You'd think the organizers of the Black Hat convention could properly secure a wired network.
Which they did. They just didn't secure it from the other journalists.
Consider that it is actually impossible to do so, and allow journalists to bring their own laptops. The best you can do is secure a network, not secure the computers on the network, without insisting on admining each such computer -- think Mordac-style.
I'd lay the blame with the Black Hat organizers.
For kicking them? Maybe.
But for allowing it to happen? Not so much.
Don't thank God, thank a doctor!
Each group of journalists could have had their own separate connection to a properly configured router
Implying they could attack each other, still.
Another thing - there's any number of industry-standard authentication & encryption systems out there. IPSEC, 802.1X, Radius, etc.
And if someone didn't even bother to use SSL, what makes you think they'll set all these up on their own computer?
The organizers were just lazy...
For what? Not mandating every journalist use a known-good computer?

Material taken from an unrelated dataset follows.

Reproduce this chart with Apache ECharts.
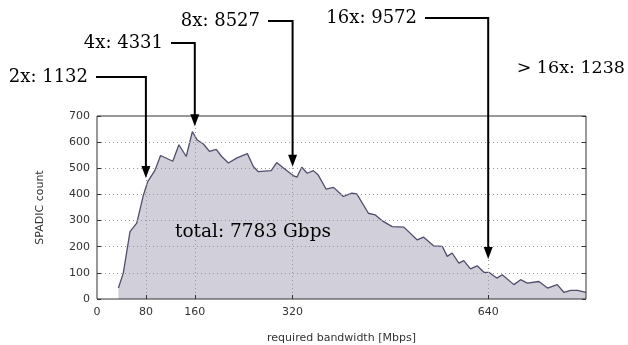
<!DOCTYPE html>
<html><head><meta charset="utf-8">
<script src="https://cdn.jsdelivr.net/npm/echarts@6/dist/echarts.min.js"></script>
<style>html,body{margin:0;padding:0;background:#fff}#c{width:628px;height:345px}</style>
</head><body><div id="c"></div>
<script>
// ---- data ----
const bandwidth = [35,43,54,65,76,83,95,104,124,134,146,156,164,174,184,195,204,215,229,246,256,264,285,294,307,321,327,335,344,354,362,375,387,403,417,425,444,455,466,483,502,524,534,551,565,573,581,592,600,611,622,633,641,654,663,682,693,704,723,737,753,764,775,786,800];
const counts    = [42,99,258,290,398,449,493,549,527,590,545,640,608,593,565,572,545,520,540,556,506,487,491,522,497,472,466,504,481,491,474,420,427,392,405,402,328,322,300,277,275,226,237,203,201,163,176,137,147,115,127,102,102,80,93,55,74,61,67,42,55,25,33,33,25];
const xTickValues = [80,160,320,640];
const xLabelValues = [0,80,160,320,640];
const arrowLabels = ['2x: 1132','4x: 4331','8x: 8527','16x: 9572'];
const arrowTargetX = [80,160,320,640];
const arrowTipY = [463,661,506,153];
const extraLabel = '> 16x: 1238';
const totalLabel = 'total: 7783 Gbps';

// ---- layout (pixels) ----
const arrowElbowY = [77,43,21,18];
const arrowStartX = [96,171,268,425];

const chart = echarts.init(document.getElementById('c'), null, {renderer:'canvas'});
const axisTxt = {fontFamily:'DejaVu Sans', fontSize:11, color:'#333'};
const tick = {show:true, inside:true, length:4, lineStyle:{color:'#333', width:1}};
chart.setOption({
  animation:false,
  backgroundColor:'#fff',
  grid:{left:97, right:42, top:116, bottom:46, show:true, borderColor:'#333', borderWidth:1,
    backgroundColor:'transparent', containLabel:false, outerBoundsMode:'none'},
  xAxis:{type:'value', min:0, max:800,
    name:'required bandwidth [Mbps]', nameLocation:'middle', nameGap:34,
    nameTextStyle:axisTxt,
    axisLine:{show:false},
    axisTick:Object.assign({customValues:xTickValues}, tick),
    axisLabel:Object.assign({customValues:xLabelValues, margin:8}, axisTxt),
    splitLine:{show:true, lineStyle:{color:'#999', type:[1,3], width:1}}
  },
  yAxis:[{type:'value', min:0, max:700, interval:100,
    name:'SPADIC count', nameLocation:'middle', nameGap:51, nameRotate:90,
    nameTextStyle:axisTxt,
    axisLine:{show:false}, axisTick:tick,
    axisLabel:Object.assign({margin:7}, axisTxt),
    splitLine:{show:true, lineStyle:{color:'#999', type:[1,3], width:1}}
  },{type:'value', min:0, max:700, interval:100, position:'right',
    axisLine:{show:false}, axisTick:tick, axisLabel:{show:false}, splitLine:{show:false}
  }],
  series:[{type:'line', z:-1, symbol:'none',
    data:bandwidth.map((x,i)=>[x,counts[i]]),
    lineStyle:{color:'#4f4f6c', width:1.3},
    areaStyle:{color:'#d1d0da', opacity:1}
  }]
});

const serif = 'DejaVu Serif';
const els = [];
for (let i=0;i<arrowLabels.length;i++){
  const tip = chart.convertToPixel({gridIndex:0},[arrowTargetX[i], arrowTipY[i]]);
  const tx = tip[0], ty = tip[1];
  const ey = arrowElbowY[i];
  els.push({type:'polyline', shape:{points:[[arrowStartX[i],ey],[tx,ey],[tx,ty-10]]},
    style:{stroke:'#000', lineWidth:2, fill:null}, z:100});
  els.push({type:'polygon', shape:{points:[[tx-4.5,ty-12],[tx+4.5,ty-12],[tx,ty]]},
    style:{fill:'#000'}, z:100});
  els.push({type:'text', x:arrowStartX[i]-8, y:ey, z:100,
    style:{text:arrowLabels[i], font:'18px "'+serif+'"', fill:'#000', align:'right', verticalAlign:'middle'}});
}
els.push({type:'text', x:625, y:68, z:100,
  style:{text:extraLabel, font:'17.5px "'+serif+'"', fill:'#000', align:'right', verticalAlign:'middle'}});
els.push({type:'text', x:175, y:232, z:100,
  style:{text:totalLabel, font:'18.5px "'+serif+'"', fill:'#000', align:'left', verticalAlign:'middle'}});
chart.setOption({graphic:{elements:els}});
</script>
</body></html>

For not blocking port 80 in favor of 443? For allowing these people on the Internet at all?
Tell me -- given that it's impossible to idiot-proof a single computer, how are you proposing that they idiot-proof an entire network of humans -- humans who can and will make mistakes?

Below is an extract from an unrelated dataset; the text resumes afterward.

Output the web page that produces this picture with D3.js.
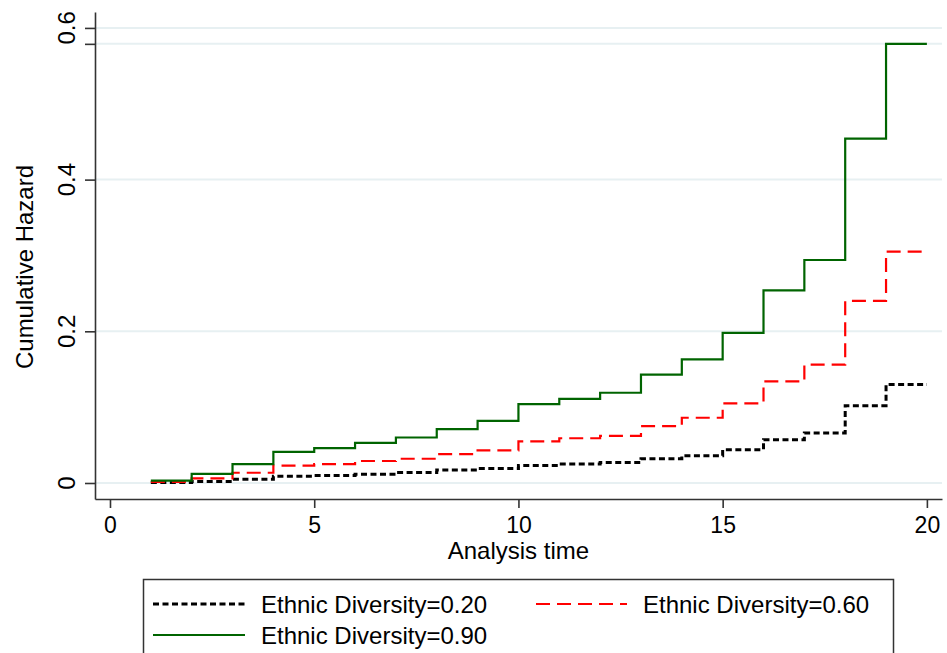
<!DOCTYPE html>
<html>
<head>
<meta charset="utf-8">
<script src="https://cdn.jsdelivr.net/npm/d3@7"></script>
<style>
  body { margin: 0; background: #fff; }
  text { font-family: "Liberation Sans", Arial, Helvetica, sans-serif; fill: #000; }
</style>
</head>
<body>
<div id="chart"></div>
<script>
// analysis times (step positions)
let times = [1, 2, 3, 4, 5, 6, 7, 8, 9, 10, 11, 12, 13, 14, 15, 16, 17, 18, 19, 20];
// cumulative hazard per series (last value holds to t=20)
let hazard020 = [0.0005, 0.002, 0.005, 0.009, 0.010, 0.0115, 0.014, 0.017, 0.019, 0.023, 0.025, 0.027, 0.032, 0.036, 0.044, 0.057, 0.066, 0.102, 0.130, 0.130];
let hazard060 = [0.0015, 0.006, 0.0135, 0.023, 0.025, 0.029, 0.032, 0.038, 0.043, 0.055, 0.059, 0.062, 0.075, 0.086, 0.105, 0.134, 0.156, 0.240, 0.305, 0.305];
let hazard090 = [0.003, 0.012, 0.025, 0.041, 0.046, 0.053, 0.060, 0.071, 0.082, 0.104, 0.111, 0.119, 0.143, 0.163, 0.198, 0.254, 0.294, 0.454, 0.579, 0.579];
let seriesNames = ["Ethnic Diversity=0.20", "Ethnic Diversity=0.60", "Ethnic Diversity=0.90"];
let xTicks = [0, 5, 10, 15, 20];
let yTicks = [0, 0.2, 0.4, 0.6];
let yTickLabels = ["0", "0.2", "0.4", "0.6"];

function graph(id) {
	let width = 947, height = 653;
	let svg = d3.select(id).append("svg")
		.attr("width", width)
		.attr("height", height);

	let x = d3.scaleLinear().domain([-0.367, 20.37]).range([95, 942]);
	let y = d3.scaleLinear().domain([-0.0211, 0.621]).range([499, 12]);

	let styles = [
		{ data: hazard020, colour: "#000000", width: 3, dash: "6,3.5" },
		{ data: hazard060, colour: "#ff0000", width: 2.2, dash: "14,7" },
		{ data: hazard090, colour: "#006400", width: 2.2, dash: null }
	];

	// grid lines, including the unlabeled tick at the max of the top curve
	let gridValues = yTicks.concat([d3.max(hazard090)]);
	svg.append("g").selectAll("line")
		.data(gridValues).enter()
		.append("line")
		.attr("x1", x.range()[0]).attr("x2", x.range()[1])
		.attr("y1", d => y(d)).attr("y2", d => y(d))
		.style("stroke", "#e7f0f2")
		.style("stroke-width", 2);

	// y axis
	let yAxis = d3.axisLeft(y)
		.tickValues(gridValues)
		.tickSize(10)
		.tickSizeOuter(0)
		.tickFormat(() => "");
	let gy = svg.append("g").attr("transform", `translate(${x.range()[0]},0)`).call(yAxis);
	gy.select(".domain").style("stroke", "#333").style("stroke-width", 1.6);
	gy.selectAll(".tick line").style("stroke", "#333").style("stroke-width", 1.6);

	svg.append("g").selectAll("text")
		.data(yTicks).enter()
		.append("text")
		.attr("transform", d => `translate(75,${y(d)}) rotate(-90)`)
		.attr("text-anchor", "middle")
		.style("font-size", "24px")
		.text((d, i) => yTickLabels[i]);

	// x axis
	let xAxis = d3.axisBottom(x)
		.tickValues(xTicks)
		.tickSize(9)
		.tickSizeOuter(0)
		.tickFormat(d3.format("d"));
	let gx = svg.append("g").attr("transform", `translate(0,${y.range()[0]})`).call(xAxis);
	gx.select(".domain").style("stroke", "#333").style("stroke-width", 1.6);
	gx.selectAll(".tick line").style("stroke", "#333").style("stroke-width", 1.6);
	gx.selectAll(".tick text")
		.attr("y", 0).attr("dy", 0)
		.attr("transform", "translate(0,34)")
		.style("font-size", "23px")
		.style("font-family", "'Liberation Sans', Arial, sans-serif")
		.style("fill", "#000");

	svg.append("text")
		.attr("x", x(10)).attr("y", 559)
		.attr("text-anchor", "middle")
		.style("font-size", "24px")
		.text("Analysis time");

	svg.append("text")
		.attr("transform", "translate(33,267) rotate(-90)")
		.attr("text-anchor", "middle")
		.style("font-size", "24px")
		.text("Cumulative Hazard");

	// step curves
	let line = d3.line()
		.x((d, i) => x(times[i]))
		.y(d => y(d))
		.curve(d3.curveStepAfter);

	svg.append("g").selectAll("path")
		.data(styles).enter()
		.append("path")
		.attr("d", d => line(d.data))
		.style("fill", "none")
		.style("stroke", d => d.colour)
		.style("stroke-width", d => d.width)
		.style("stroke-dasharray", d => d.dash);

	// legend
	let legend = svg.append("g");
	legend.append("rect")
		.attr("x", 143.5).attr("y", 579.5)
		.attr("width", 750).attr("height", 100)
		.style("fill", "#fff")
		.style("stroke", "#333")
		.style("stroke-width", 1.5);

	let legendPos = [
		{ x: 153, y: 604, len: 92 },
		{ x: 536, y: 604, len: 91 },
		{ x: 153, y: 635, len: 92 }
	];
	let items = legend.selectAll("g.item")
		.data(styles).enter()
		.append("g").attr("class", "item");
	items.append("line")
		.attr("x1", (d, i) => legendPos[i].x)
		.attr("x2", (d, i) => legendPos[i].x + legendPos[i].len)
		.attr("y1", (d, i) => legendPos[i].y)
		.attr("y2", (d, i) => legendPos[i].y)
		.style("stroke", d => d.colour)
		.style("stroke-width", d => d.width)
		.style("stroke-dasharray", d => d.dash);
	items.append("text")
		.attr("x", (d, i) => legendPos[i].x + legendPos[i].len + 16)
		.attr("y", (d, i) => legendPos[i].y + 9)
		.style("font-size", "24px")
		.text((d, i) => seriesNames[i]);
}

graph("#chart");
</script>
</body>
</html>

Don't thank God, thank a doctor!
That the wired lan was not secure.
The reporters that allowed their login/passwords
to be sniffed should be the ones exposed on the Wall of Sheep.
Talk about being led into a false sense of security.
They *knew* the Wireless was not secure.
But to *ASSUME* the wired LAN was to be trusted
clearly shows their ignorance of security.
The reporter that exposed the problem should not
be booted from future conferences, he should be
welcomed back!
You are being MICROattacked, from various angles, in a SOFT manner.